DESCRIPTION OF THE TASK: Copy every line of the listing that holds the string "this".
++++++++++++++++++++
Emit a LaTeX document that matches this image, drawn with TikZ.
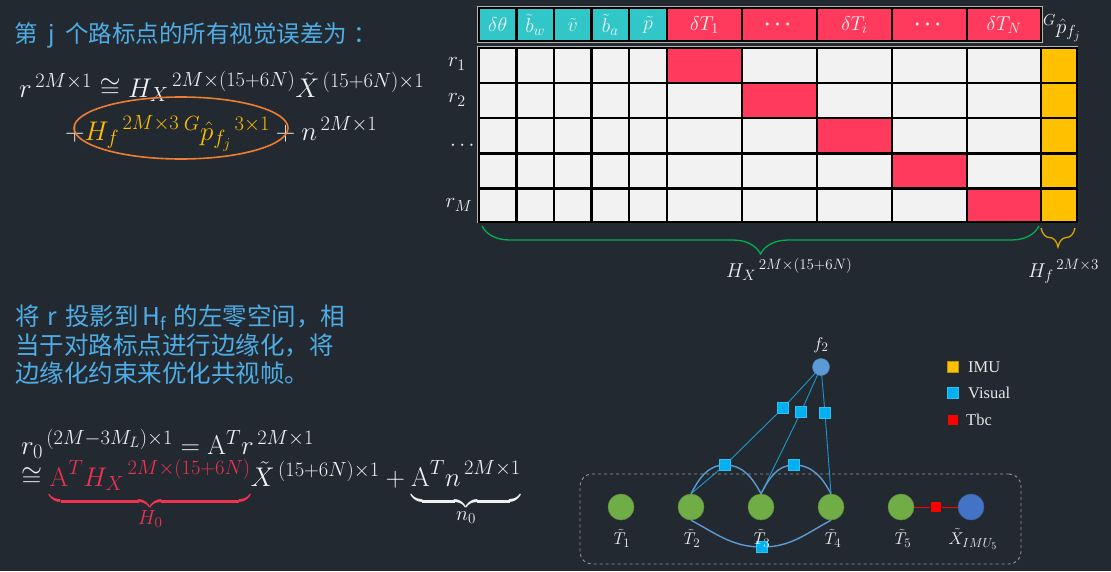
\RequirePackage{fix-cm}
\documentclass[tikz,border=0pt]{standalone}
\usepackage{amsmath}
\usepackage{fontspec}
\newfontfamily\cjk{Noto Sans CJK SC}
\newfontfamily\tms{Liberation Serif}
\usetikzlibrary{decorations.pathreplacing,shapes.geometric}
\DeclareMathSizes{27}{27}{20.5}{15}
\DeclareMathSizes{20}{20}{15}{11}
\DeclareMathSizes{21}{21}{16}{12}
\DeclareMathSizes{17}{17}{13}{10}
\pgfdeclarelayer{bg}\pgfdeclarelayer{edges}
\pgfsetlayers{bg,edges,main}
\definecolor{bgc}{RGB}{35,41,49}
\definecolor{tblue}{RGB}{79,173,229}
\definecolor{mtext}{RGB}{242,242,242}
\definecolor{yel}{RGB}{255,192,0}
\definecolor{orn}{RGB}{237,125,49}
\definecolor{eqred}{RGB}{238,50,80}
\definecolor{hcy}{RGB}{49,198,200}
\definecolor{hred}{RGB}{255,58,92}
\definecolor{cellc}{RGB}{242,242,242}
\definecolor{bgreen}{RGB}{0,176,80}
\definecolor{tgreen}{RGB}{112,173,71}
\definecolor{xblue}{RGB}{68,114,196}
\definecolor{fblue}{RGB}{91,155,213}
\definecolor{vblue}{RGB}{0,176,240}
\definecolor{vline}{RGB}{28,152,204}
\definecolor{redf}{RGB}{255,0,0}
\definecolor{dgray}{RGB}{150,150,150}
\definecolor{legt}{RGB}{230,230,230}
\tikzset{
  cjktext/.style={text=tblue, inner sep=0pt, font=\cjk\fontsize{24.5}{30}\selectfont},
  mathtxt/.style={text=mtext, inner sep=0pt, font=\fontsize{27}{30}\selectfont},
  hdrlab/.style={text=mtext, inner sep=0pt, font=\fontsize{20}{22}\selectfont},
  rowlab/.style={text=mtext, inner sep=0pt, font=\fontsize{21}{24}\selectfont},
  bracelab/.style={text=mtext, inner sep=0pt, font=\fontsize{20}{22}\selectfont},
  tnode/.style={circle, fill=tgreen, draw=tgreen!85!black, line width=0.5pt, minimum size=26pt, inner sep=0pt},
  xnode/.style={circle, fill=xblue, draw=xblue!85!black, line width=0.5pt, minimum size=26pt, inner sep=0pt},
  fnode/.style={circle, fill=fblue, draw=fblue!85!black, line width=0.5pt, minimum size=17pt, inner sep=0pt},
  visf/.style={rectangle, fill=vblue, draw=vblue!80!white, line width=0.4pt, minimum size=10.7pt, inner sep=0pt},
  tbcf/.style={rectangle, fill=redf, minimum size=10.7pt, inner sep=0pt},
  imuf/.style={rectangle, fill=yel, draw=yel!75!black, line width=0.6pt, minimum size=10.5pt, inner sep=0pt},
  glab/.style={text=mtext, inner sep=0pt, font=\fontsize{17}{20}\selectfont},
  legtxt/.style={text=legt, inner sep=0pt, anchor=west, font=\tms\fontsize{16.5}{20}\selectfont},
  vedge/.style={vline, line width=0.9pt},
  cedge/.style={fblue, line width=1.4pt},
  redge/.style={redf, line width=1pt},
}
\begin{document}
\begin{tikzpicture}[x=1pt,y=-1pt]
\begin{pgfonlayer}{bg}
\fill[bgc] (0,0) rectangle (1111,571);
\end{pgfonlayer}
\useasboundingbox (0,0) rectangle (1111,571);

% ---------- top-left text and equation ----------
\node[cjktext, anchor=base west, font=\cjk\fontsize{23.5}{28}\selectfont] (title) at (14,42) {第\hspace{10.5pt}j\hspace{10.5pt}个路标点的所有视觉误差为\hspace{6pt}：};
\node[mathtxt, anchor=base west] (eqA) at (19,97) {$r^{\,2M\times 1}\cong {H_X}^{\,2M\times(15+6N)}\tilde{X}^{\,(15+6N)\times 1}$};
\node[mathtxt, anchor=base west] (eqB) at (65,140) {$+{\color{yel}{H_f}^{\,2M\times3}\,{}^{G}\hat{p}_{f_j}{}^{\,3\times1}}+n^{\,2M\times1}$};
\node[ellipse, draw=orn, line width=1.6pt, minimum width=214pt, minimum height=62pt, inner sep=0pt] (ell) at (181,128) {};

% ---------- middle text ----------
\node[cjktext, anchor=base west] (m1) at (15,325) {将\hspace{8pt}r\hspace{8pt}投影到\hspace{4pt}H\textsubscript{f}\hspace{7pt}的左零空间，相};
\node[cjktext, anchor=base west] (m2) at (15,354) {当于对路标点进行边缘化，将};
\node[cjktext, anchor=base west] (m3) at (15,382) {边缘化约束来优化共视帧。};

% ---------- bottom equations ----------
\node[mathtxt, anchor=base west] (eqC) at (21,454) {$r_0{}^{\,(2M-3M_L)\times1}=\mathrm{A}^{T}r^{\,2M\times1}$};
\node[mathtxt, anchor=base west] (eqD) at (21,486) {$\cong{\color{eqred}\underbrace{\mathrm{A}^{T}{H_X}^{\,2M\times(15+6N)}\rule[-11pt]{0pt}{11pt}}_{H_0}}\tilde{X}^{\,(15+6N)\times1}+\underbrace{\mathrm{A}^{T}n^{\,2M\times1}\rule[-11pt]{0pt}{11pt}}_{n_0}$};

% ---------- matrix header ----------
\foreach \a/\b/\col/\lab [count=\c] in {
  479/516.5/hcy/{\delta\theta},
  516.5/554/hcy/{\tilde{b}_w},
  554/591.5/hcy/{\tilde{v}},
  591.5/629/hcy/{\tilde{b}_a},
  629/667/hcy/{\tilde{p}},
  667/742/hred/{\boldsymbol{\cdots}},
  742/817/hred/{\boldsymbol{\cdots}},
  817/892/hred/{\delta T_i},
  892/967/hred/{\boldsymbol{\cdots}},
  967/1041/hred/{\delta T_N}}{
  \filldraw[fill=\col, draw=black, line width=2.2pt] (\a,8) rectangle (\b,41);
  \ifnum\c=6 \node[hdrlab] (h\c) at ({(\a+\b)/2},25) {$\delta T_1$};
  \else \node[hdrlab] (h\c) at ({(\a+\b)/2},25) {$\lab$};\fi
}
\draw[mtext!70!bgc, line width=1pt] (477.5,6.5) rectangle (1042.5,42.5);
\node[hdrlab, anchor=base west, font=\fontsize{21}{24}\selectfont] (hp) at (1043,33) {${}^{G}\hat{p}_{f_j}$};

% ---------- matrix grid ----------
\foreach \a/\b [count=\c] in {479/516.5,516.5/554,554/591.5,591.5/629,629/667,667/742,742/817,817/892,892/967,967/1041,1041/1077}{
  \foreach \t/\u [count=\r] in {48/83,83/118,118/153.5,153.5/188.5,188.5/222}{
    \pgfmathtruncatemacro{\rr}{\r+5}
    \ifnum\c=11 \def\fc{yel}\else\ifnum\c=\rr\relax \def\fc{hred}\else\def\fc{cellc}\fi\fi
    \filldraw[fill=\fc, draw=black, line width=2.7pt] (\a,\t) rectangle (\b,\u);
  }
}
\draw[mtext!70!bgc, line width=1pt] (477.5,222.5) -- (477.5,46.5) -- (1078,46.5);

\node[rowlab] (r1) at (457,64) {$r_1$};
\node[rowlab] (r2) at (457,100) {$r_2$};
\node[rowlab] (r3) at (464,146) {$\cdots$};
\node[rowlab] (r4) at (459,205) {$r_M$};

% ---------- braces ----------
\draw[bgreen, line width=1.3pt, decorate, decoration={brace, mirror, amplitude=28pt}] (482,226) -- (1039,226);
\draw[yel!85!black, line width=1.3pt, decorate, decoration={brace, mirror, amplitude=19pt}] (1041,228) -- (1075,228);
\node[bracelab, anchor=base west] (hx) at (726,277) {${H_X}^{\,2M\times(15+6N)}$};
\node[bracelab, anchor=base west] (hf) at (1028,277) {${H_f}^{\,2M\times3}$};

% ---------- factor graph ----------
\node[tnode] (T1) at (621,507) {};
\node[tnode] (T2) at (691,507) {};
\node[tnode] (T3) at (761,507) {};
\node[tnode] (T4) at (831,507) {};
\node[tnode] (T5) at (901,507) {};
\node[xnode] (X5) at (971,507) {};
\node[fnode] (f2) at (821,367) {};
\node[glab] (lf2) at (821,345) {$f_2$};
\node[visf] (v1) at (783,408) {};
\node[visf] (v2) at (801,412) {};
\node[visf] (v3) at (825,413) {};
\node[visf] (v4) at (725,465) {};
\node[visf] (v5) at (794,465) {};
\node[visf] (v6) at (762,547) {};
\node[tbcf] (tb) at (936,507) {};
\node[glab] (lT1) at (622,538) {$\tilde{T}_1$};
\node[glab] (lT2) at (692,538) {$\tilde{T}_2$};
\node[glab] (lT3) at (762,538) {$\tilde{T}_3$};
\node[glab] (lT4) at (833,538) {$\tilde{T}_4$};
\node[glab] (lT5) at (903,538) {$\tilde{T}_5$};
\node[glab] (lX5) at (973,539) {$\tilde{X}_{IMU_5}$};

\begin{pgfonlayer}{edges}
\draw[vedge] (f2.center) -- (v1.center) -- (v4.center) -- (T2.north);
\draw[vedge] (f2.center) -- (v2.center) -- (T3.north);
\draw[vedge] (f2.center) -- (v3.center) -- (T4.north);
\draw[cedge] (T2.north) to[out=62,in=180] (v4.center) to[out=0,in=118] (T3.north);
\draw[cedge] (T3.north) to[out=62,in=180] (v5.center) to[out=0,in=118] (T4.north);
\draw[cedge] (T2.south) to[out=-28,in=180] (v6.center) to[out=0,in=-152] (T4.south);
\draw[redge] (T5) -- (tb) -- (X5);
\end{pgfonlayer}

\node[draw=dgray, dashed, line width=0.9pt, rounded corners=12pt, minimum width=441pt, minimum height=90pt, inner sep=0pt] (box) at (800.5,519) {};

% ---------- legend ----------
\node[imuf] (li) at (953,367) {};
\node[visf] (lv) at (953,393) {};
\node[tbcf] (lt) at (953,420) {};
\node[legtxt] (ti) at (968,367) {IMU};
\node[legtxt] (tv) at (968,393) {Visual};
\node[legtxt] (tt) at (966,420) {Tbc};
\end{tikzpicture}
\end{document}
++++++++++++++++++++
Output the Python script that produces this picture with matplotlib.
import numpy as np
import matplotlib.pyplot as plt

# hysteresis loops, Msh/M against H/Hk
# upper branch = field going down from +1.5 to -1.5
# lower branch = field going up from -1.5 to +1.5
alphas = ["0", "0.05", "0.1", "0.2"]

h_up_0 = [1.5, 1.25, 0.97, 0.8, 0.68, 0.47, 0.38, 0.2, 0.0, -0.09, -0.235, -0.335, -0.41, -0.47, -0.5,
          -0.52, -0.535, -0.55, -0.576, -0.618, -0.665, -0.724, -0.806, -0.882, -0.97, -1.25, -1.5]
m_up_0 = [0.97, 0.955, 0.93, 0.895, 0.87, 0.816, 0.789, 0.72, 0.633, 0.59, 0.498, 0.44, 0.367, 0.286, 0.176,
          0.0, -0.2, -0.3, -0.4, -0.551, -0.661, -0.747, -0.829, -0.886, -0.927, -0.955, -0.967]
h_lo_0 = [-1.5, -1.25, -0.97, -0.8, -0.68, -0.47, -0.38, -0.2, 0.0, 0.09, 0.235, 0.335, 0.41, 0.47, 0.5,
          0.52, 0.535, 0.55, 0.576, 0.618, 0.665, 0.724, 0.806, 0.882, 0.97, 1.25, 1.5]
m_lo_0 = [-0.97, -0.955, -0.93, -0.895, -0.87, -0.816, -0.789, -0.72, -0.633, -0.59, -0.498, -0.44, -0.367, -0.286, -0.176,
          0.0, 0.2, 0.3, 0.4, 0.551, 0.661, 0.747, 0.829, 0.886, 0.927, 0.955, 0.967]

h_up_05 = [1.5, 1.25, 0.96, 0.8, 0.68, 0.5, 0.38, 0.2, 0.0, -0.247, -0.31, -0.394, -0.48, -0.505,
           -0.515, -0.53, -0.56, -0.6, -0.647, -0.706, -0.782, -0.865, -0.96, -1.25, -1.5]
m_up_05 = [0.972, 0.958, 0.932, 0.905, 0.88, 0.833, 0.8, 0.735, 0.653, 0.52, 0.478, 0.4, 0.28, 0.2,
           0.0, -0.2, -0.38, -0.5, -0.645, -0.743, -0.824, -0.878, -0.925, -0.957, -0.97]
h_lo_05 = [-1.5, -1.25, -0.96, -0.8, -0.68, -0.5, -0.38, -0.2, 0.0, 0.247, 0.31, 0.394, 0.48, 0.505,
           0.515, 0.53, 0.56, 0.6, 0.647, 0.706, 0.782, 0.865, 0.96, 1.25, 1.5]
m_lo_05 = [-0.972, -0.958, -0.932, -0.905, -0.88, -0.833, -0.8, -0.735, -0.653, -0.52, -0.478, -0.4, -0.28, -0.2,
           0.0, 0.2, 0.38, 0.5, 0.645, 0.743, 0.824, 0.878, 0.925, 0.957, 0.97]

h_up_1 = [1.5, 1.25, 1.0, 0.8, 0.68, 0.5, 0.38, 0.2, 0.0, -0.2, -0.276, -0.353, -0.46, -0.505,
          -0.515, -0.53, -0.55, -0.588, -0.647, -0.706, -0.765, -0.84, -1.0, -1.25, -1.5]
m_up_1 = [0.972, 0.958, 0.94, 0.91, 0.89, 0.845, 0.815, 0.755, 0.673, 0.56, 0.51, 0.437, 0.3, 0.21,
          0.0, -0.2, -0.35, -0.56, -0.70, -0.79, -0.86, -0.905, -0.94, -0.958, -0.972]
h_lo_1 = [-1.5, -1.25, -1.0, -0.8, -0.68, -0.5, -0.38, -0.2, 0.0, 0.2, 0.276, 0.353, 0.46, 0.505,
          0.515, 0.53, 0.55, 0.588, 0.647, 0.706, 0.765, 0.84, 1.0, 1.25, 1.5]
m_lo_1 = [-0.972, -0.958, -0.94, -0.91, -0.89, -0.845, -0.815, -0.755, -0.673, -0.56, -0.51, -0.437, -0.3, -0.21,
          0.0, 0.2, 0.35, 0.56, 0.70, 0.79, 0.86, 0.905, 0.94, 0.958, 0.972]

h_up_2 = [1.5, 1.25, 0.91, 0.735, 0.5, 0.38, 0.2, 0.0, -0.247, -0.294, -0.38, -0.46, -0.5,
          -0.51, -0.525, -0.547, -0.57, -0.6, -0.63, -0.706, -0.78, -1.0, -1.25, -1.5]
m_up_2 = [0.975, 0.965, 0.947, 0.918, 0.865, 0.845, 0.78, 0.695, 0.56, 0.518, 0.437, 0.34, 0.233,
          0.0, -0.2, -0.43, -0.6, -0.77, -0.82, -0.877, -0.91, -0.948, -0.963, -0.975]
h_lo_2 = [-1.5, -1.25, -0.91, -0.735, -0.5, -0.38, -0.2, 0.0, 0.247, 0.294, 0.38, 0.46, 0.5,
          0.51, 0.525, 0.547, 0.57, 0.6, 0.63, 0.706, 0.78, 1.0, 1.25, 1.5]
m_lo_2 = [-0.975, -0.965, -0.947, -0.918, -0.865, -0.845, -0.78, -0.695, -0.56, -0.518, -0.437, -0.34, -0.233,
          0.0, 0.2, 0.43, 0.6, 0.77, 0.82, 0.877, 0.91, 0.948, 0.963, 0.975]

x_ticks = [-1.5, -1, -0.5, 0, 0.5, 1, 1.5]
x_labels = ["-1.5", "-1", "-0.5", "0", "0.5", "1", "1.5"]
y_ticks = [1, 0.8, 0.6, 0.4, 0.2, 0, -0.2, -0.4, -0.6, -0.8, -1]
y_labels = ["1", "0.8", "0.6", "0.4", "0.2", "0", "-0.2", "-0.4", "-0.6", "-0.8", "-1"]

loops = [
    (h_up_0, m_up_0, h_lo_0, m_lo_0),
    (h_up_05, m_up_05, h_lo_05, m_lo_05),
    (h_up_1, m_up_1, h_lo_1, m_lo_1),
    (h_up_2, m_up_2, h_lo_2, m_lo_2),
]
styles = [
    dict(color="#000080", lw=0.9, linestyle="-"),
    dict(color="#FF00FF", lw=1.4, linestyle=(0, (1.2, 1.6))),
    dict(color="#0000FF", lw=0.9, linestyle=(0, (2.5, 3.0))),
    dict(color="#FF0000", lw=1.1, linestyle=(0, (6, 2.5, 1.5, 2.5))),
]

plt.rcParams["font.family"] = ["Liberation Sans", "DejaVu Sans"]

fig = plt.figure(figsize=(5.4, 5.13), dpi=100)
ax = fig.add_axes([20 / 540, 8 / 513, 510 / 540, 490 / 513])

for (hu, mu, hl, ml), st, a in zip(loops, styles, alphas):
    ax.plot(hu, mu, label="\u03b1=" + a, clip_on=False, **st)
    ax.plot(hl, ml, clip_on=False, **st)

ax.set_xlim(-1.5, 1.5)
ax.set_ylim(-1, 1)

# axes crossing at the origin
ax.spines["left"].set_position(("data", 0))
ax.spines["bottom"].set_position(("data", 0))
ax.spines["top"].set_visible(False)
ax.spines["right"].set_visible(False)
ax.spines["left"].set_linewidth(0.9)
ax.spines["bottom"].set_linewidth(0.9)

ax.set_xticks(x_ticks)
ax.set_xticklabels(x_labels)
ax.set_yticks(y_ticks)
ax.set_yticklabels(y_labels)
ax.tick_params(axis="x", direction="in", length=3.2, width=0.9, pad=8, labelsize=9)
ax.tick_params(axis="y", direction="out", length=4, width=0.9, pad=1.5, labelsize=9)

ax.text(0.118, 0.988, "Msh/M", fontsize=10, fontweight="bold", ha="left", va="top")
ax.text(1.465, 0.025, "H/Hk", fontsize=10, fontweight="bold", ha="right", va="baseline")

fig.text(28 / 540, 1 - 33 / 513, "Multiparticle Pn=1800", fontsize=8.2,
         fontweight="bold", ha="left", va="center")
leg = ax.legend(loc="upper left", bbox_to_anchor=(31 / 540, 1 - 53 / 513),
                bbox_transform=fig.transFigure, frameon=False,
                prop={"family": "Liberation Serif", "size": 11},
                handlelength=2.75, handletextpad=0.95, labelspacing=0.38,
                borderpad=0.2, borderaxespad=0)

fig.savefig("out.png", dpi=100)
++++++++++++++++++++
TASK RESULT:
Emit a LaTeX document that matches this image, drawn with TikZ.
Output the Python script that produces this picture with matplotlib.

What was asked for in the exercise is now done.